# EXERCISE INSTRUCTIONS
Comb the records below for the string "this" and copy each line where it turns up.
────────
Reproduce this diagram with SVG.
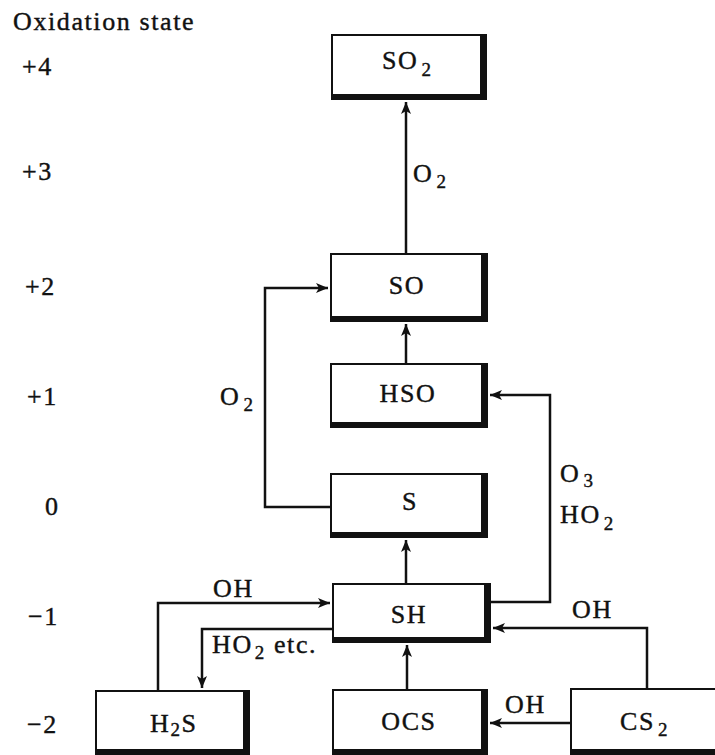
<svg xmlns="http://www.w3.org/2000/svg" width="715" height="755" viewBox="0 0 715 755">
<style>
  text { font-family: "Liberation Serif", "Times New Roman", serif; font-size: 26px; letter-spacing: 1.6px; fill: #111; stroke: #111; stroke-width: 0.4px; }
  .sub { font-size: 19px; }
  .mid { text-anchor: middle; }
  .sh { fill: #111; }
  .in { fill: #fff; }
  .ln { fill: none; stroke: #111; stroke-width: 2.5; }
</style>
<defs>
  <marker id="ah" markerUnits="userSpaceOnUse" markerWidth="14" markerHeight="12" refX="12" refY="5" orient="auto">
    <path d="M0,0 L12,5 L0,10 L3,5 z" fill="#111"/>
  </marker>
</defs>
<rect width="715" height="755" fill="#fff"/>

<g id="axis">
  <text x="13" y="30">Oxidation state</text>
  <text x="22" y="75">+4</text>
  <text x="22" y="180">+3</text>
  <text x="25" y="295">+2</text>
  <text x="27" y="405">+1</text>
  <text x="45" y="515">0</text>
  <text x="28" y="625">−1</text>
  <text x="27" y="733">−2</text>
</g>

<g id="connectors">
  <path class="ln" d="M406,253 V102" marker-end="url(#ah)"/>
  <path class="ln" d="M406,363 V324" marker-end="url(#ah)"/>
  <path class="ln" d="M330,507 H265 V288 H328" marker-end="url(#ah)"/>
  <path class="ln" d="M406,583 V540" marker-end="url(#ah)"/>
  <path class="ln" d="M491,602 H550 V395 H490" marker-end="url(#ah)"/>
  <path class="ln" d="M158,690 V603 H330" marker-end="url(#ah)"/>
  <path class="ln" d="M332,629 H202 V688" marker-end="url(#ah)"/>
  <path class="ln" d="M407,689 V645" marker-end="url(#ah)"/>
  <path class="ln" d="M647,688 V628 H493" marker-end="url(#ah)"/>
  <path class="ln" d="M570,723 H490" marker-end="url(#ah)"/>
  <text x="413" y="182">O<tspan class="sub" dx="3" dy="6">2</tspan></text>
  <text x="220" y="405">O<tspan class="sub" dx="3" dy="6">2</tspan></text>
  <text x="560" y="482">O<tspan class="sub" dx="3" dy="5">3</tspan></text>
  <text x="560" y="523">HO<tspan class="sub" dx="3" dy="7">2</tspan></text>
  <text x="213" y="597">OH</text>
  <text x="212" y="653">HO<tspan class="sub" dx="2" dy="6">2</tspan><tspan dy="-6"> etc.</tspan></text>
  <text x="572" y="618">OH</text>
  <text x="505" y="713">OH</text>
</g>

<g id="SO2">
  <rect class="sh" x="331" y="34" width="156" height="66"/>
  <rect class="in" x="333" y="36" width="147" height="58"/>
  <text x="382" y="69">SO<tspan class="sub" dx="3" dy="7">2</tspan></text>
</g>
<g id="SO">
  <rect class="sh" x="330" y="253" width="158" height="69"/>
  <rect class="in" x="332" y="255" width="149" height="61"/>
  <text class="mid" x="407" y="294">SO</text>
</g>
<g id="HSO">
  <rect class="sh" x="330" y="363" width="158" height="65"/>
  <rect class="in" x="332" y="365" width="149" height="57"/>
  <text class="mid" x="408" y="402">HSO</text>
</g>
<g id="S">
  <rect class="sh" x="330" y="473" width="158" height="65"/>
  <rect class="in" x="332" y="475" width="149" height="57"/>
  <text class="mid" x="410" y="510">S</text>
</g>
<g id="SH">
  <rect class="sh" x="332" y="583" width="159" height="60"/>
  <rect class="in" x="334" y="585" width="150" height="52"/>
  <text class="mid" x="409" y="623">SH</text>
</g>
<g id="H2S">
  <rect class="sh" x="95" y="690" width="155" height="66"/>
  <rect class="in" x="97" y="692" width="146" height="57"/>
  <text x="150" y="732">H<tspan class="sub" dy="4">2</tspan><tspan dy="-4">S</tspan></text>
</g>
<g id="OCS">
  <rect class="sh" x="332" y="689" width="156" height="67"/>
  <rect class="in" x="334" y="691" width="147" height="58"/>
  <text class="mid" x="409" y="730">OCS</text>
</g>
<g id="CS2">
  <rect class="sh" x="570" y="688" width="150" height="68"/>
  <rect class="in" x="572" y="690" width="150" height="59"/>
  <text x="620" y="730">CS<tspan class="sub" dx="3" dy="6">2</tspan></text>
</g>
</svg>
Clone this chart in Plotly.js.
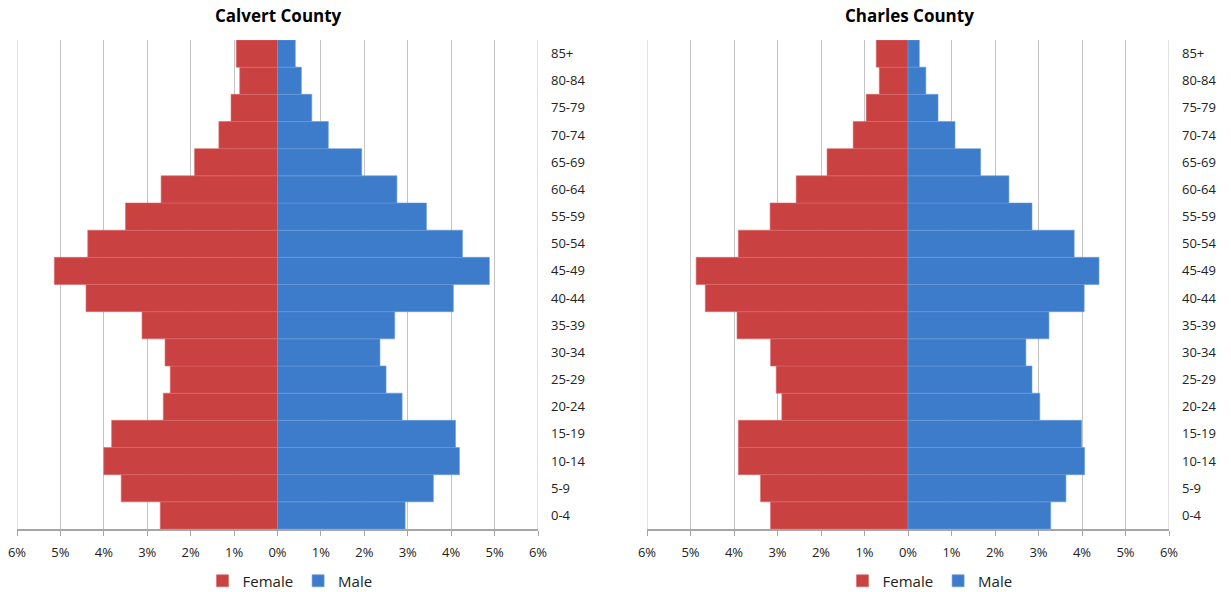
────────
# RESPONSE
Reproduce this diagram with SVG.
Clone this chart in Plotly.js.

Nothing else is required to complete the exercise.